> [EXERCISE AIM] Return the lines below that carry the word "React".
-- Start COLLECTED DATA --
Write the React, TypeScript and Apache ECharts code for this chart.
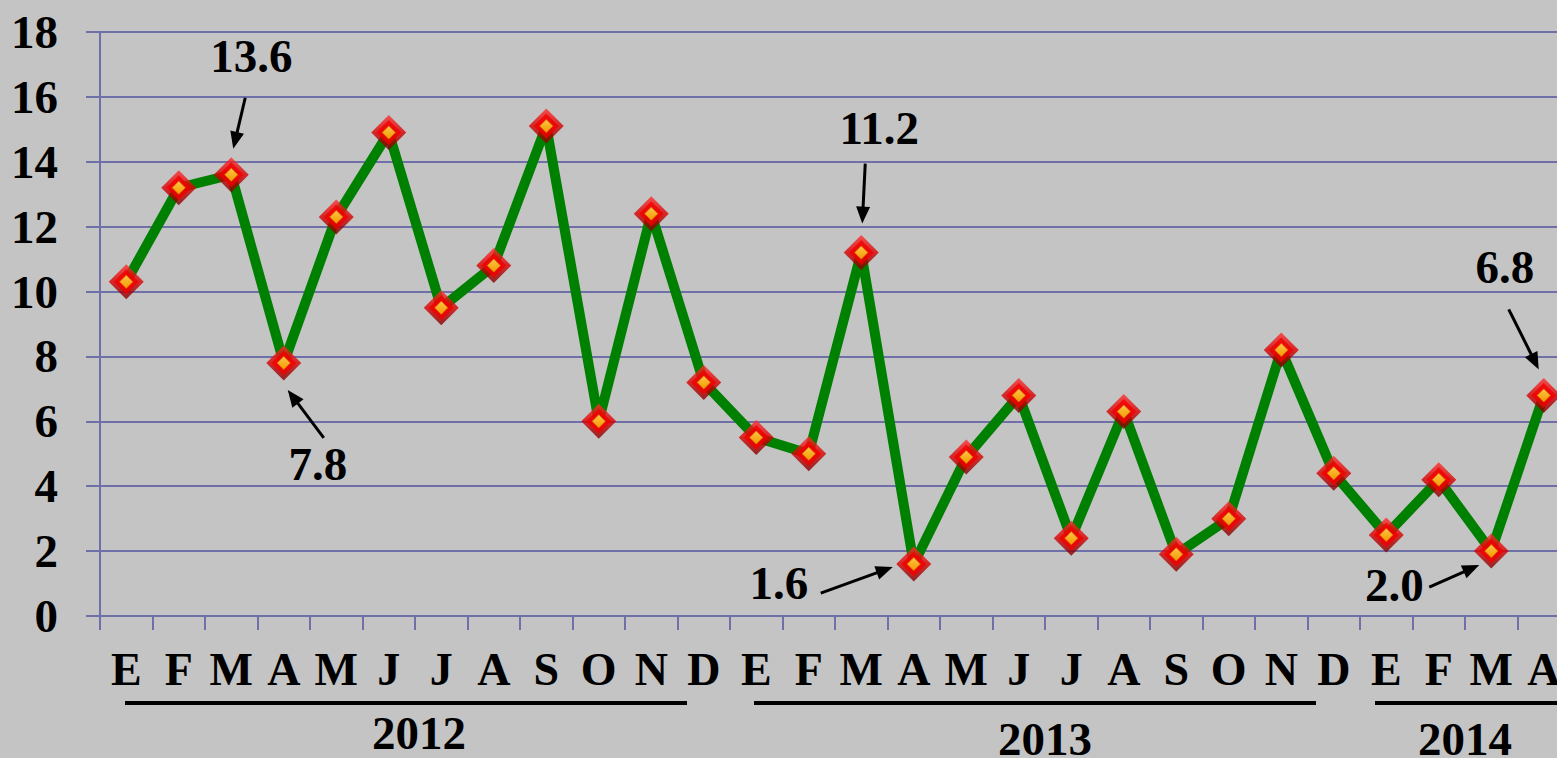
import React, { useEffect, useRef } from "react";
import * as echarts from "echarts";

const categories = [
  "E", "F", "M", "A", "M", "J", "J", "A", "S", "O", "N", "D",
  "E", "F", "M", "A", "M", "J", "J", "A", "S", "O", "N", "D",
  "E", "F", "M", "A",
];
const values = [
  10.3, 13.2, 13.6, 7.8, 12.3, 14.9, 9.5, 10.8, 15.1, 6.0, 12.4, 7.2,
  5.5, 5.0, 11.2, 1.6, 4.9, 6.8, 2.4, 6.3, 1.9, 3.0, 8.2, 4.4,
  2.5, 4.2, 2.0, 6.8,
];
const yTicks = [0, 2, 4, 6, 8, 10, 12, 14, 16, 18];
const years = ["2012", "2013", "2014"];
const annIndex = [2, 3, 14, 15, 26, 27];
const annText = ["13.6", "7.8", "11.2", "1.6", "2.0", "6.8"];

// layout offsets (pixels relative to the annotated point): label, arrow start, arrow tip
const annLayout = [
  { label: [20, -119], from: [14, -77], to: [2, -26] },
  { label: [34, 101], from: [40, 75], to: [4, 27] },
  { label: [18, -125], from: [4, -89], to: [1, -29] },
  { label: [-135, 19], from: [-93, 29], to: [-21, 3] },
  { label: [-97, 34], from: [-62, 36], to: [-12, 14] },
  { label: [-39, -128], from: [-35, -86], to: [-5, -26] },
];
const yearLayout = [
  { cx: 419, cy: 733, x1: 125, x2: 687 },
  { cx: 1045, cy: 739, x1: 754, x2: 1316 },
  { cx: 1465, cy: 739, x1: 1375, x2: 1580 },
];

const FONT = "'Liberation Serif', 'Times New Roman', serif";
const GRID = "#7070A8";

export default function App() {
  const ref = useRef<HTMLDivElement>(null);
  useEffect(() => {
    if (!ref.current) return;
    const chart = echarts.init(ref.current, null, { renderer: "svg" });
    const pts = values.map((v, i) => [i, v]);
    chart.setOption({
      animation: false,
      backgroundColor: "#C4C4C4",
      grid: { left: 100, top: 32, width: 1470, height: 584 },
      xAxis: {
        type: "category",
        data: categories,
        boundaryGap: true,
        axisLine: { lineStyle: { color: GRID, width: 2 } },
        axisTick: { show: true, interval: 0, length: 14, lineStyle: { color: GRID, width: 2 } },
        axisLabel: {
          interval: 0,
          margin: 30,
          color: "#000",
          fontFamily: FONT,
          fontWeight: "bold",
          fontSize: 46,
          lineHeight: 46,
        },
        splitLine: { show: false },
      },
      yAxis: {
        type: "value",
        min: yTicks[0],
        max: yTicks[yTicks.length - 1],
        interval: 2,
        axisLine: { show: true, lineStyle: { color: GRID, width: 2 } },
        axisTick: { show: true, length: 14, lineStyle: { color: GRID, width: 2 } },
        axisLabel: {
          margin: 42,
          color: "#000",
          fontFamily: FONT,
          fontWeight: "bold",
          fontSize: 47,
        },
        splitLine: { show: true, lineStyle: { color: GRID, width: 2 } },
      },
      series: [
        {
          type: "line",
          data: pts,
          showSymbol: false,
          symbol: "none",
          lineStyle: { color: "#008000", width: 10 },
          z: 2,
        },
        {
          type: "scatter",
          data: pts,
          symbol: "diamond",
          symbolSize: 35,
          itemStyle: {
            color: new echarts.graphic.LinearGradient(0, 0, 0, 1, [
              { offset: 0, color: "#FF3030" },
              { offset: 0.5, color: "#D80000" },
              { offset: 1, color: "#800000" },
            ]),
          },
          z: 3,
        },
        {
          type: "scatter",
          data: pts,
          symbol: "diamond",
          symbolSize: 25,
          itemStyle: { color: "#F20000" },
          z: 4,
        },
        {
          type: "scatter",
          data: pts,
          symbol: "diamond",
          symbolSize: 13,
          itemStyle: {
            color: new echarts.graphic.LinearGradient(0, 0, 0, 1, [
              { offset: 0, color: "#FFF45A" },
              { offset: 1, color: "#F8C000" },
            ]),
            borderColor: "#E08000",
            borderWidth: 1,
          },
          z: 5,
        },
      ],
    });

    const graphics: any[] = [];
    annIndex.forEach((idx, k) => {
      const p = chart.convertToPixel({ seriesIndex: 0 }, [idx, values[idx]]) as number[];
      const L = annLayout[k];
      graphics.push({
        type: "text",
        x: p[0] + L.label[0],
        y: p[1] + L.label[1],
        style: {
          text: annText[k],
          font: `bold 47px ${FONT}`,
          fill: "#000",
          align: "center",
          verticalAlign: "middle",
        },
        z: 20,
      });
      const x1 = p[0] + L.from[0], y1 = p[1] + L.from[1];
      const x2 = p[0] + L.to[0], y2 = p[1] + L.to[1];
      const dx = x2 - x1, dy = y2 - y1;
      const len = Math.sqrt(dx * dx + dy * dy);
      const ux = dx / len, uy = dy / len;
      const hl = 17, hw = 7;
      const bx = x2 - ux * hl, by = y2 - uy * hl;
      graphics.push({
        type: "line",
        shape: { x1, y1, x2: bx + ux * 2, y2: by + uy * 2 },
        style: { stroke: "#000", lineWidth: 3 },
        z: 20,
      });
      graphics.push({
        type: "polygon",
        shape: {
          points: [
            [x2, y2],
            [bx - uy * hw, by + ux * hw],
            [bx + uy * hw, by - ux * hw],
          ],
        },
        style: { fill: "#000" },
        z: 20,
      });
    });
    years.forEach((yr, k) => {
      const Y = yearLayout[k];
      graphics.push({
        type: "line",
        shape: { x1: Y.x1, y1: 703, x2: Y.x2, y2: 703 },
        style: { stroke: "#000", lineWidth: 4 },
      });
      graphics.push({
        type: "text",
        x: Y.cx,
        y: Y.cy,
        style: {
          text: yr,
          font: `bold 47px ${FONT}`,
          fill: "#000",
          align: "center",
          verticalAlign: "middle",
        },
      });
    });
    chart.setOption({ graphic: graphics });
    return () => chart.dispose();
  }, []);
  return (
    <div
      style={{
        position: "absolute",
        left: 0,
        top: 0,
        width: 1557,
        height: 758,
        overflow: "hidden",
      }}
    >
      <div ref={ref} style={{ width: 1590, height: 758 }} />
    </div>
  );
}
-- End COLLECTED DATA --
> [RIGHT ANSWER]
Write the React, TypeScript and Apache ECharts code for this chart.
import React, { useEffect, useRef } from "react";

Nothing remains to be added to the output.